• **TASK REQUIREMENTS**
Copy each line that contains the string "this".

(Plotting code records)
▬▬▬
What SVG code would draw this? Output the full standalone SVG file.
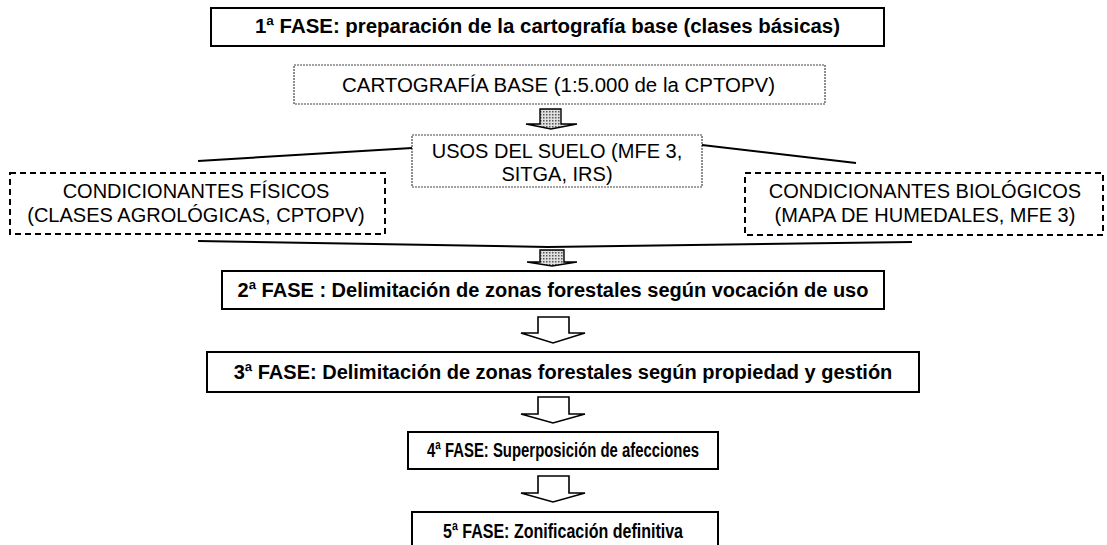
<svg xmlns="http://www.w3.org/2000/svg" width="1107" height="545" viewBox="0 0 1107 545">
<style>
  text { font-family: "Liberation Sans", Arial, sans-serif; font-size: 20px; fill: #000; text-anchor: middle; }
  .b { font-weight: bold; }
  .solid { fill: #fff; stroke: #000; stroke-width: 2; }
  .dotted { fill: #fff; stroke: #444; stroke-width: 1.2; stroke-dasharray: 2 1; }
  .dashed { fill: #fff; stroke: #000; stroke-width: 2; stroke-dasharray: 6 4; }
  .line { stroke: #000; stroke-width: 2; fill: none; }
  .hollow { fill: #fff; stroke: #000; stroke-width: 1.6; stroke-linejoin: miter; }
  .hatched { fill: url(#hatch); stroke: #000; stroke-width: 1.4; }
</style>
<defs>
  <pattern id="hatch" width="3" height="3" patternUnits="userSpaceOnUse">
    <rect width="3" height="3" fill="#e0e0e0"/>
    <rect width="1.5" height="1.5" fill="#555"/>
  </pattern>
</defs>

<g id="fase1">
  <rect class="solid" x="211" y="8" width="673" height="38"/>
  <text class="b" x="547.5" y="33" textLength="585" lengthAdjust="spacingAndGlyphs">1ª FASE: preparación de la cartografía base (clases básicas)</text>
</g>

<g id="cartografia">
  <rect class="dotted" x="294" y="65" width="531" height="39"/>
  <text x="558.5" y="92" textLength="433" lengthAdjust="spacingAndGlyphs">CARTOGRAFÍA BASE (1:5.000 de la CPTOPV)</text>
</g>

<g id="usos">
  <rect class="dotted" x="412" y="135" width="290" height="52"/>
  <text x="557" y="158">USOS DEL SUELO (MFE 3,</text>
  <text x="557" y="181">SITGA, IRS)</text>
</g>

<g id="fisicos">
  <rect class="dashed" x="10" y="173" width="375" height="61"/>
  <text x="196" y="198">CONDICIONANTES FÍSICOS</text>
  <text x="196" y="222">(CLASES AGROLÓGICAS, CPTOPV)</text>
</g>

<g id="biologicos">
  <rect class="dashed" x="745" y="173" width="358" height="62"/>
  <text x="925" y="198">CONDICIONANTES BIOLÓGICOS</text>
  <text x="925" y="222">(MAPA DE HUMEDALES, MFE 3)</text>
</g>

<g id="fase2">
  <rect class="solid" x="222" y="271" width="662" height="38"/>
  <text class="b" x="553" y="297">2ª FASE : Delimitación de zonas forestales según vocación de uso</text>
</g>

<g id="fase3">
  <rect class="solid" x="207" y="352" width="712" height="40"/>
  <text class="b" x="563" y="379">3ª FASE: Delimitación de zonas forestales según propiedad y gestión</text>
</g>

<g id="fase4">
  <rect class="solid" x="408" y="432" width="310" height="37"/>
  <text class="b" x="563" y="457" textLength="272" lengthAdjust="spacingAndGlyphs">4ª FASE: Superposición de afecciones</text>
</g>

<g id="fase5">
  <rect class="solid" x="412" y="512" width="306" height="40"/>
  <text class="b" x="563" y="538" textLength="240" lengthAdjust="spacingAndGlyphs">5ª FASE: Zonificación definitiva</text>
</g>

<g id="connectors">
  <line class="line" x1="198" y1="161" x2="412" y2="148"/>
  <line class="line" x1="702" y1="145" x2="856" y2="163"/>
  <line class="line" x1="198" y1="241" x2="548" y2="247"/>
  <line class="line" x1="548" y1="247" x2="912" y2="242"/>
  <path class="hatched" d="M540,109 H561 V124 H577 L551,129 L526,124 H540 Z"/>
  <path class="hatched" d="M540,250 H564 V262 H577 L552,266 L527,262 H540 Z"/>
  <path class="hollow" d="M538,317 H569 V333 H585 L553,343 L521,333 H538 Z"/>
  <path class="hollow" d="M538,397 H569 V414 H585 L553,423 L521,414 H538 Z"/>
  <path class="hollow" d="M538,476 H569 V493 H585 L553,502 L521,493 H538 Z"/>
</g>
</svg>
▬▬▬
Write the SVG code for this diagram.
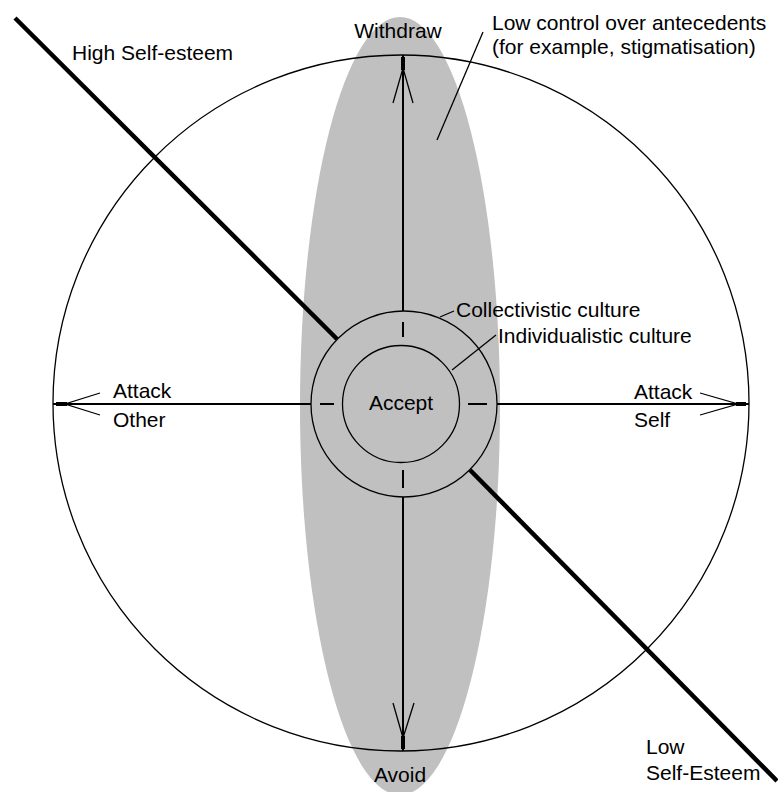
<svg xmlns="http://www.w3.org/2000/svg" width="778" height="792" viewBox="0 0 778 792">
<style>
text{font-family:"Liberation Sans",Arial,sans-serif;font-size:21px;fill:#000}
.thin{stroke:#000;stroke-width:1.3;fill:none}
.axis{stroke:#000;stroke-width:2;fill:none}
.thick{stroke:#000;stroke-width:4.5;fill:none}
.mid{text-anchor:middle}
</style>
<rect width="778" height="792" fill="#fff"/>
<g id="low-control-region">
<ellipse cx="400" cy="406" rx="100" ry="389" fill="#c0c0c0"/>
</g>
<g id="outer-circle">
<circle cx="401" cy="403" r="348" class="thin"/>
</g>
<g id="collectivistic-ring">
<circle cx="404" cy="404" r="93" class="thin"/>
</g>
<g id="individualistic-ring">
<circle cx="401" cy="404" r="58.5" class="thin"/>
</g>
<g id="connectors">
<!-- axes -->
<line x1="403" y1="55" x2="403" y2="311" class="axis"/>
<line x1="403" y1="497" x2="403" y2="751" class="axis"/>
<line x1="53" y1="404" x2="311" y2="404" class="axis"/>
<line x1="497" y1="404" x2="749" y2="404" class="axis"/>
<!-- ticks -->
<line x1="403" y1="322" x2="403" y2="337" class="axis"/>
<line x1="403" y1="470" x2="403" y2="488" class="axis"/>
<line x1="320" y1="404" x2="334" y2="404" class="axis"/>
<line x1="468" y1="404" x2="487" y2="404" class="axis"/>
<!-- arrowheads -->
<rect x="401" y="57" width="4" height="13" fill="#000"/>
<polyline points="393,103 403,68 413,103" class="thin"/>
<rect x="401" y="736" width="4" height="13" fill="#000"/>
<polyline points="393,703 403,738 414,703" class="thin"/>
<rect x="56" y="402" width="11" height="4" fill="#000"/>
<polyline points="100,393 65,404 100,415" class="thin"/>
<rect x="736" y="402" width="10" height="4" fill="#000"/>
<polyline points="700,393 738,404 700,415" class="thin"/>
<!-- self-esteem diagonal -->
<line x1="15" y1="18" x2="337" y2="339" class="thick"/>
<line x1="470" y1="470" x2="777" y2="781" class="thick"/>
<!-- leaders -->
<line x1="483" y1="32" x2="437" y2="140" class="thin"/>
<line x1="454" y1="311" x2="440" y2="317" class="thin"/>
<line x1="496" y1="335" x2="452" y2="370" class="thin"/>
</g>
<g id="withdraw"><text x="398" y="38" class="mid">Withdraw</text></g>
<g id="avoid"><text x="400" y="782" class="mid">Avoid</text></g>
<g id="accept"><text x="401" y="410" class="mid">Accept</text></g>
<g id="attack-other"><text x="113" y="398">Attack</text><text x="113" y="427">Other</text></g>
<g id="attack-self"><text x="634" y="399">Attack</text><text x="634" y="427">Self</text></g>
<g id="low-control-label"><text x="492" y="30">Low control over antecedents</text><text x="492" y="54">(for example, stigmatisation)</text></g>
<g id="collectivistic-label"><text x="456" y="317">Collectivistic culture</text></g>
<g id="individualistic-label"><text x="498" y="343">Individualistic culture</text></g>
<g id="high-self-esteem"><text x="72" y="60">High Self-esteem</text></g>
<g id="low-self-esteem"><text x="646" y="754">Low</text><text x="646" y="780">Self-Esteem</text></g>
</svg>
▬▬▬
• **ANSWER TO THE EXERCISE**
What SVG code would draw this? Output the full standalone SVG file.
Write the SVG code for this diagram.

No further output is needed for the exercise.